Anthropic holds talks with US in bid to lift curbs on AI models

Anthropic met with US Commerce Department officials to address a Trump administration order halting foreign access to its advanced AI models, Fable 5 and Mythos 5, over jailbreak vulnerabilities. The company argues the restrictions could stall AI development across the industry, while officials seek to resolve security concerns with voluntary reviews and guardrail improvements.

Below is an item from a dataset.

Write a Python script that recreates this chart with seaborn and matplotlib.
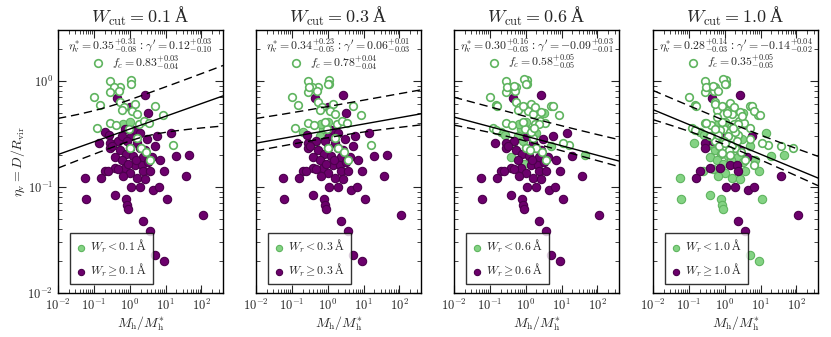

Anthropic PBC held talks with US Commerce Department officials on Monday to resolve a dispute over national security concerns related to its AI models. The Trump administration had ordered the company to disable foreign access to its cutting-edge Fable 5 and Mythos 5 models, citing potential jailbreak risks that bypass safety guardrails. The directive, issued late Friday, marks the US government’s most direct intervention in AI operations to date. Anthropic complied by disabling access, arguing the vulnerability was narrow and that broader restrictions could halt AI advancements. The company stated that if applied industry-wide, such measures would freeze new model deployments for all providers. Anthropic’s spokesperson confirmed ongoing virtual meetings with US officials to address specific security issues. The company had previously restricted its Mythos model due to cybersecurity risks, releasing Fable 5 as a public-facing version with guardrails to limit its capabilities. However, the administration’s order introduced uncertainty for other AI firms and allied governments navigating compliance. Cornell University’s AI Strategy and Innovation director, Ayham Boucher, warned that framing the issue as a simple guardrail fix oversimplifies the technical challenges. He noted that jailbreak resistance is complex, unlike patching standard software bugs. Meanwhile, the Trump administration’s recent executive order on AI emphasized voluntary reviews without mandating licensing, adding to the regulatory ambiguity. The Commerce Department’s actions follow a broader push by the Trump administration to accelerate AI policy, with the order serving as a wake-up call for the industry. Joelle Pineau, Chief AI Officer at Canada-based Cohere Inc., highlighted the uncertainty created by the dispute, signaling potential ripple effects for global AI development.